A parole officer who shot at a burglary suspect’s car in Salt Lake City won’t be charged.

But prosecutors say they couldn’t fully evaluate the shooting because state law only authorizes reviews of “critical incidents” in which someone is injured.

Now Salt Lake County District Attorney Sim Gill is joining the American Civil Liberties Union of Utah in asking legislators to revise a 2015 law that requires police and prosecutors to set up independent reviews whenever a person is shot by an officer.

The decision to shoot at a person should be reviewed, they say, even if the officer misses the target.

“The public demands transparency when considering the actions of police officers who discharge weapons at or toward private citizens, regardless of whether injury results,” Gill said in a news release. “Independent investigation and analysis of an officer’s use of force should not depend on whether the officer was a good shot.”

On Feb. 12, two parole officers went to a store at 715 S. 900 West to investigate a burglary, and one of the officers, Agent Daniel Hampton, stopped his car in front of the car of one of the suspects, Gill wrote in a letter to the state Department of Corrections, which oversees parole agents. The suspect crashed into Hampton’s car, and Hampton fired his gun, striking one of the suspect’s wheels.

No one was injured, “or even at substantial risk of bodily injury,” Gill wrote in the letter. “... We do not believe criminal charges are warranted, or, if brought, could be sustained.”

However, Gill provided no analysis or finding as to whether it was legally justified for Hampton to shoot the car — a separate question from whether charges should be filed. Under Utah law, deadly force is justified if an officer “reasonably believes [it] is necessary to prevent death or serious bodily injury to the officer or another person.”

Most of the police shootings deemed “unjustified” in Utah have not resulted in criminal charges. But Gill said it’s still important as a matter of transparency and public accountability for police shootings to be investigated and judged by an agency that’s independent from the one the officer works for.

“There is community value to being able to examine when that decision is being made to use that force,” Gill said in an interview.

The law exempts police shootings from required review when no one is injured, and it does not address nonfatal injuries that officers may inflict without a “dangerous weapon,” Gill said — for example, kicking, punching or chokeholds.

Gill described the law’s limits as an “unintentional gap” and said he and the ACLU will discuss possible revisions with state Rep.
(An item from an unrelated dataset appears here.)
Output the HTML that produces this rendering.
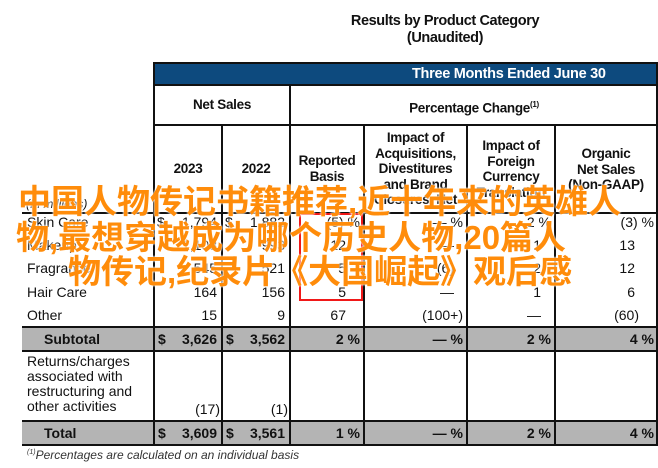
<!DOCTYPE html>
<html><head><meta charset="utf-8"><style>
body{margin:0;width:658px;height:468px;background:#fff;position:relative;overflow:hidden;font-family:"Liberation Sans Narrow","Liberation Sans",sans-serif;color:#111}
.a{position:absolute}
.c{text-align:center}
.r{text-align:right}
.b{font-weight:bold}
.vl{position:absolute;width:2px;background:#111}
.hl{position:absolute;height:2px;background:#111}
.t{font-size:14px;line-height:16px}
.h{font-size:13.5px;line-height:15.5px;letter-spacing:-0.3px}
.ov{position:absolute;font-family:"Liberation Sans","Noto Sans CJK SC",sans-serif;font-weight:bold;font-size:33px;line-height:35px;color:#ff8c0a;white-space:nowrap;text-shadow:0 0 2px #fff,0 0 2px #fff}
</style></head><body>
<div class="a c b" style="left:320px;top:13px;width:250px;font-size:14.5px;line-height:17px;letter-spacing:-0.4px">Results by Product Category<br><span>(Unaudited)</span></div>

<div class="a" style="left:154px;top:62px;width:504px;height:22px;background:#0d4a7e;border-top:2px solid #111"></div>
<div class="a b" style="left:412px;top:64px;color:#fff;font-size:14.5px;line-height:20px;letter-spacing:-0.3px">Three Months Ended June 30</div>

<div class="a" style="left:22px;top:327px;width:636px;height:24px;background:#b4b4b4"></div>
<div class="a" style="left:22px;top:421px;width:636px;height:24px;background:#b4b4b4"></div>

<div class="hl" style="left:154px;top:84px;width:504px"></div>
<div class="hl" style="left:154px;top:124px;width:504px"></div>
<div class="hl" style="left:22px;top:212px;width:636px"></div>
<div class="hl" style="left:22px;top:326px;width:636px"></div>
<div class="hl" style="left:22px;top:350px;width:636px"></div>
<div class="hl" style="left:22px;top:420px;width:636px"></div>
<div class="hl" style="left:22px;top:444px;width:636px"></div>
<div class="vl" style="left:153px;top:62px;height:384px"></div>
<div class="vl" style="left:221px;top:124px;height:322px"></div>
<div class="vl" style="left:289px;top:84px;height:362px"></div>
<div class="vl" style="left:363px;top:124px;height:322px"></div>
<div class="vl" style="left:466px;top:124px;height:322px"></div>
<div class="vl" style="left:554px;top:124px;height:322px"></div>
<div class="vl" style="left:656px;top:62px;height:384px"></div>

<div class="a c b h" style="left:154px;top:97px;width:136px">Net Sales</div>
<div class="a c b h" style="left:290px;top:97px;width:368px">Percentage Change<sup style="font-size:8px">(1)</sup></div>
<div class="a c b h" style="left:154px;top:161px;width:68px">2023</div>
<div class="a c b h" style="left:222px;top:161px;width:68px">2022</div>
<div class="a c b h" style="left:290px;top:153px;width:74px">Reported<br>Basis</div>
<div class="a c b h" style="left:364px;top:130px;width:103px">Impact of<br>Acquisitions,<br>Divestitures<br>and Brand<br>Closures, Net</div>
<div class="a c b h" style="left:467px;top:138px;width:88px">Impact of<br>Foreign<br>Currency<br>Translation</div>
<div class="a c b h" style="left:555px;top:146px;width:102px">Organic<br>Net Sales<br>(Non-GAAP)</div>

<div class="a t" style="left:26px;top:196px;font-style:italic;font-size:12px">(In millions)</div>

<div class="a t" style="left:0;top:214px;width:658px;height:20px">
<span class="a" style="left:27px">Skin Care</span><span class="a" style="left:157px">$</span><span class="a r" style="left:160px;width:57px">1,794</span><span class="a" style="left:225px">$</span><span class="a r" style="left:228px;width:57px">1,882</span><span class="a r" style="left:290px;width:70px">(5) %</span><span class="a r" style="left:364px;width:99px">— %</span><span class="a r" style="left:467px;width:84px">2 %</span><span class="a r" style="left:555px;width:99px">(3) %</span></div>
<div class="a t" style="left:0;top:237px;width:658px;height:20px">
<span class="a" style="left:27px">Makeup</span><span class="a r" style="left:160px;width:57px">1,108</span><span class="a r" style="left:228px;width:57px">993</span><span class="a r" style="left:290px;width:56px">12</span><span class="a r" style="left:364px;width:90px">—</span><span class="a r" style="left:467px;width:74px">1</span><span class="a r" style="left:555px;width:80px">13</span></div>
<div class="a t" style="left:0;top:260px;width:658px;height:20px">
<span class="a" style="left:27px">Fragrance</span><span class="a r" style="left:160px;width:57px">545</span><span class="a r" style="left:228px;width:57px">521</span><span class="a r" style="left:290px;width:56px">5</span><span class="a r" style="left:364px;width:90px">(6)</span><span class="a r" style="left:467px;width:74px">2</span><span class="a r" style="left:555px;width:80px">12</span></div>
<div class="a t" style="left:0;top:284px;width:658px;height:20px">
<span class="a" style="left:27px">Hair Care</span><span class="a r" style="left:160px;width:57px">164</span><span class="a r" style="left:228px;width:57px">156</span><span class="a r" style="left:290px;width:56px">5</span><span class="a r" style="left:364px;width:90px">—</span><span class="a r" style="left:467px;width:74px">1</span><span class="a r" style="left:555px;width:80px">6</span></div>
<div class="a t" style="left:0;top:307px;width:658px;height:20px">
<span class="a" style="left:27px">Other</span><span class="a r" style="left:160px;width:57px">15</span><span class="a r" style="left:228px;width:57px">9</span><span class="a r" style="left:290px;width:56px">67</span><span class="a r" style="left:364px;width:99px">(100+)</span><span class="a r" style="left:467px;width:74px">—</span><span class="a r" style="left:555px;width:84px">(60)</span></div>
<div class="a t b" style="left:0;top:331px;width:658px;height:20px">
<span class="a" style="left:44px">Subtotal</span><span class="a" style="left:158px">$</span><span class="a r" style="left:160px;width:57px">3,626</span><span class="a" style="left:226px">$</span><span class="a r" style="left:228px;width:57px">3,562</span><span class="a r" style="left:290px;width:70px">2 %</span><span class="a r" style="left:364px;width:99px">— %</span><span class="a r" style="left:467px;width:84px">2 %</span><span class="a r" style="left:555px;width:99px">4 %</span></div>
<div class="a t" style="left:0;top:354px;width:658px;height:66px">
<span class="a" style="left:27px;line-height:15px">Returns/charges<br>associated with<br>restructuring and<br>other activities</span><span class="a r" style="left:160px;width:60px;top:47px">(17)</span><span class="a r" style="left:228px;width:60px;top:47px">(1)</span></div>
<div class="a t b" style="left:0;top:425px;width:658px;height:20px">
<span class="a" style="left:44px">Total</span><span class="a" style="left:158px">$</span><span class="a r" style="left:160px;width:57px">3,609</span><span class="a" style="left:226px">$</span><span class="a r" style="left:228px;width:57px">3,561</span><span class="a r" style="left:290px;width:70px">1 %</span><span class="a r" style="left:364px;width:99px">— %</span><span class="a r" style="left:467px;width:84px">2 %</span><span class="a r" style="left:555px;width:99px">4 %</span></div>
<div class="a" style="left:27px;top:448px;font-size:12px;font-style:italic;color:#333"><sup style="font-size:7px">(1)</sup>Percentages are calculated on an individual basis</div>

<div class="a" style="left:299px;top:213px;width:60px;height:84px;border:2px solid #f01818"></div>

<div class="ov" style="left:18px;top:184px">中国人物传记书籍推荐,近十年来的英雄人</div>
<div class="ov" style="left:16px;top:220px">物,最想穿越成为哪个历史人物,20篇人</div>
<div class="ov" style="left:68px;top:254px">物传记,纪录片《大国崛起》观后感</div>
</body></html>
Marc Roberts, R-Santaquin, who proposed the original bill requiring independent reviews of “critical incidents.”

“Many documented incidents of law enforcement officers using physical force against individuals do not involve what this law would consider a ‘dangerous weapon’ — including the chokehold death of Eric Garner in New York or the death of Freddie Gray by ‘rough ride’ in the back of a Baltimore police van,” Marina Lowe, legislative and policy counsel at the ACLU of Utah, said in a news release. “Limiting independent review by an outside agency to cases including only ‘dangerous weapons’ makes no sense.”